Proposition 34 explained: What California’s prescription drug measure is asking you
Proposition 34 asks voters to approve new rules for certain nonprofit healthcare providers. It’s also part of an ongoing tussle between the Los Angeles-based AIDS Healthcare Foundation and its critics.
Certain healthcare nonprofits, including the AIDS Healthcare Foundation, participate in a federal program called 340B, which allows them to purchase prescription drugs at a discounted price. Providers are able to earn revenue from these discounted prescriptions.
The AHF has also funded three ballot measures since 2018 attempting to repeal limits on rent control in California, including this year’s Prop. 33. Critics accuse it of spending on political campaigns at the expense of its patients and low-income tenants in properties the organization owns.
Opponents of the controversial nonprofit drafted Prop. 34 to ensure AHF spends the bulk of its funding from a federal drug discount program on patient care, rather than ballot campaigns.
AHF is a main opponent of Prop. 34, arguing it’s an unfair target of the ballot measure and that increasing rent control is core to its mission.
What a ‘yes’ vote means
Voting yes on Prop. 34 is a vote in favor of stricter rules governing certain California nonprofits that participate in the federal 340B program, requiring them to spend at least 98% of their revenue from the program on direct patient care.
However it would only apply to a slice of providers that meet the following criteria:
Participates in the federal 340B program
Licensed or previously licensed to operate as a health plan or clinic in California
Spent more than $100 million on purposes other than direct patient care during any 10-year period
Owns and operates multifamily housing units that have received 500 or more high-severity violations
The nonpartisan Legislative Analyst’s Office says it’s likely the measure would apply to “few entities” in the state.
If an organization spends less than 98% of its drug discount revenue on patient care, it could face the following penalties:
Lose its California tax-exempt status
Lose its license
Banned from receiving government grants or contracts
Its leaders would be banned from serving in leadership roles in a California health plan, clinic or pharmacy
What a ‘no’ vote means
A no vote on Prop 34. is a vote to keep rules governing California-based participants in the federal drug discount program the same.
Supporters of Prop. 34
Backers of Prop. 34 include Assemblymember Evan Low, D-Campbell, and the ALS Foundation.
They argue in official ballot arguments the measure would stop “egregious financial abuse” of the federal drug discount program in California.
“When we have bad corporate actors that profit off public programs, the services our families rely upon take the hit, including schools, public safety, and emergency responders,” supporters wrote.

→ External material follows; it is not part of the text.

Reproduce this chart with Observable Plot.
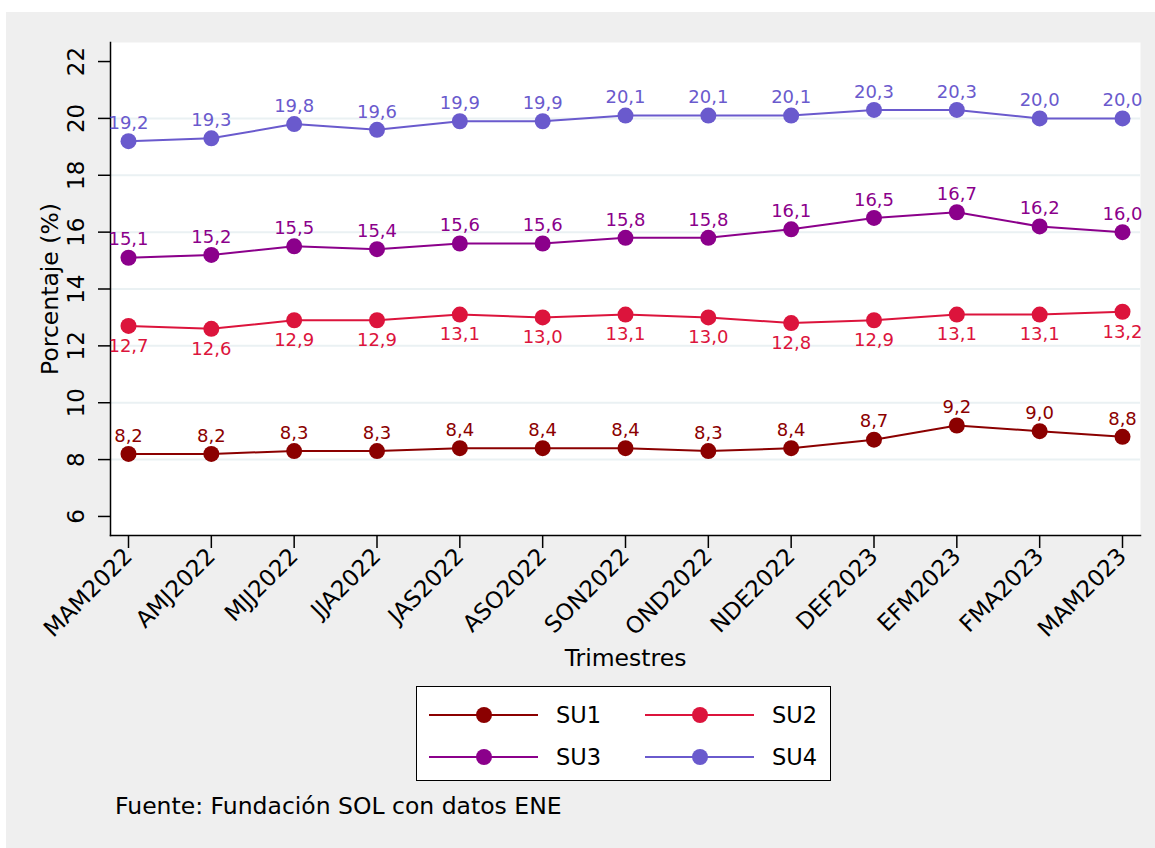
<!DOCTYPE html>
<html>
<head>
<meta charset="utf-8">
<script src="https://cdn.jsdelivr.net/npm/d3@7"></script>
<script src="https://cdn.jsdelivr.net/npm/@observablehq/plot@0.6"></script>
<style>
  html, body { margin: 0; padding: 0; background: #ffffff; }
  body { width: 1155px; height: 848px; position: relative; overflow: hidden; font-family: "DejaVu Sans", sans-serif; }
  #panel { position: absolute; left: 6px; top: 12px; width: 1149px; height: 836px; background: #efefef; }
  #chart { position: absolute; left: 0; top: 0; }
  #legend { position: absolute; left: 410px; top: 674px; width: 413px; height: 93px; border: 1.5px solid #000; background: #fff; box-sizing: content-box; }
  .item { position: absolute; display: flex; align-items: center; font-size: 22.5px; color: #000; }
  .item span { margin-left: 17px; }
  #caption { position: absolute; left: 109px; top: 780px; font-size: 23.5px; color: #000; }
</style>
</head>
<body>
<div id="panel">
  <div id="chart"></div>
  <div id="legend"></div>
  <div id="caption">Fuente: Fundación SOL con datos ENE</div>
</div>
<script>
const quarters = ["MAM2022","AMJ2022","MJJ2022","JJA2022","JAS2022","ASO2022","SON2022","OND2022","NDE2022","DEF2023","EFM2023","FMA2023","MAM2023"];
const seriesNames = ["SU1","SU2","SU3","SU4"];
const seriesColors = ["#8b0000","#dc143c","#8b008b","#6a5acd"];
const su1 = [8.2,8.2,8.3,8.3,8.4,8.4,8.4,8.3,8.4,8.7,9.2,9.0,8.8];
const su2 = [12.7,12.6,12.9,12.9,13.1,13.0,13.1,13.0,12.8,12.9,13.1,13.1,13.2];
const su3 = [15.1,15.2,15.5,15.4,15.6,15.6,15.8,15.8,16.1,16.5,16.7,16.2,16.0];
const su4 = [19.2,19.3,19.8,19.6,19.9,19.9,20.1,20.1,20.1,20.3,20.3,20.0,20.0];
const yTicks = [6,8,10,12,14,16,18,20,22];
const yGrid = [8,10,12,14,16,18,20];
const xTitle = "Trimestres";
const yTitle = "Porcentaje (%)";

const seriesValues = [su1, su2, su3, su4];
const data = [];
seriesNames.forEach((s, i) => {
  seriesValues[i].forEach((v, j) => data.push({series: s, quarter: quarters[j], value: v}));
});
const fmt = v => v.toFixed(1).replace(".", ",");

const chart = Plot.plot({
  width: 1149,
  height: 670,
  marginLeft: 104,
  marginRight: 15,
  marginTop: 30,
  marginBottom: 147,
  style: { background: "transparent", fontFamily: "DejaVu Sans, sans-serif", color: "#000" },
  x: { type: "point", domain: quarters, padding: 0, round: false, insetLeft: 18, insetRight: 18, label: null },
  y: { domain: [5.33, 22.67], label: null },
  color: { domain: seriesNames, range: seriesColors },
  marks: [
    Plot.frame({ fill: "white", stroke: null }),
    Plot.ruleY(yGrid, { stroke: "#eaf1f3", strokeWidth: 2 }),
    Plot.axisY({ ticks: yTicks, tickSize: 12, tickFormat: () => "", label: null, strokeWidth: 1.5 }),
    Plot.text(yTicks, { y: d => d, text: d => String(d), frameAnchor: "left", textAnchor: "middle", dx: -34, rotate: -90, fontSize: 23, fill: "#000" }),
    Plot.axisX({ tickSize: 13, tickRotate: -45, fontSize: 23, tickPadding: 4, label: null, strokeWidth: 1.5 }),
    Plot.frame({ anchor: "left", stroke: "#000", strokeWidth: 1.5 }),
    Plot.frame({ anchor: "bottom", stroke: "#000", strokeWidth: 1.5 }),
    Plot.line(data, { x: "quarter", y: "value", z: "series", stroke: "series", strokeWidth: 2 }),
    Plot.dot(data, { x: "quarter", y: "value", fill: "series", r: 8 }),
    Plot.text(data.filter(d => d.series !== "SU2"), { x: "quarter", y: "value", text: d => fmt(d.value), fill: "series", dy: -18, fontSize: 18 }),
    Plot.text(data.filter(d => d.series === "SU2"), { x: "quarter", y: "value", text: d => fmt(d.value), fill: "series", dy: 20, fontSize: 18 }),
    Plot.text([xTitle], { frameAnchor: "bottom", dy: 130, fontSize: 23.5, fill: "#000" }),
    Plot.text([yTitle], { frameAnchor: "left", textAnchor: "middle", dx: -60, rotate: -90, fontSize: 23.5, fill: "#000" })
  ]
});
document.getElementById("chart").appendChild(chart);

// Legend
const legend = document.getElementById("legend");
seriesNames.forEach((s, i) => {
  const col = i % 2, row = Math.floor(i / 2);
  const div = document.createElement("div");
  div.className = "item";
  div.style.left = (12 + col * 216) + "px";
  div.style.top = (12 + row * 42) + "px";
  div.style.height = "32px";
  const ns = "http://www.w3.org/2000/svg";
  const svg = document.createElementNS(ns, "svg");
  svg.setAttribute("width", "110");
  svg.setAttribute("height", "32");
  const line = document.createElementNS(ns, "line");
  line.setAttribute("x1", "0"); line.setAttribute("x2", "109");
  line.setAttribute("y1", "16"); line.setAttribute("y2", "16");
  line.setAttribute("stroke", seriesColors[i]); line.setAttribute("stroke-width", "2");
  const c = document.createElementNS(ns, "circle");
  c.setAttribute("cx", "55"); c.setAttribute("cy", "16"); c.setAttribute("r", "8");
  c.setAttribute("fill", seriesColors[i]);
  svg.appendChild(line); svg.appendChild(c);
  const span = document.createElement("span");
  span.textContent = s;
  div.appendChild(svg); div.appendChild(span);
  legend.appendChild(div);
});
</script>
</body>
</html>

A ballot measure in support of the committee has so far raised more than $26 million, mostly paid by the California Apartment Association.
Other supporters include:
California Professional Firefighters
Latino Heritage Los Angeles
California Association of Realtors
Opponents of Prop. 34
Opponents call it a “revenge initiative” against the AIDS Healthcare Foundation for its continued quest to enact rent control in California. The AHF is primarily funding Prop. 33, the rent control measure on this year’s ballot.
The nonprofit and other critics write in official ballot arguments that Prop. 34 “seeks to weaponize the initiative process by allowing powerful interests to target a single organization to punish and shut them up.”
The opponents argue that nonprofits “are permitted by federal law to use these drug company discounts in accordance with their non-profit mission -advocating for rent control, women’s reproductive rights, and a healthy environment.”
Other opponents of the measure include:
Consumer Watchdog
National Organization for Women
Coalition for Economic Survival
The AIDS Healthcare Foundation has so far put about $1 million into fighting the measure, according to campaign finance records.
Fiscal impacts of Prop. 34
Prop. 34 would likely result in higher government costs due to increased oversight and enforcement of the rules. Those costs would be paid with fees by the organizations covered by the rules.
The Legislative Analyst’s Office notes many possible effects of the measure are unknown, including whether organizations change their operations, and impacts to state tax revenue and Medi-Cal spending if the new rules put a nonprofit out of business.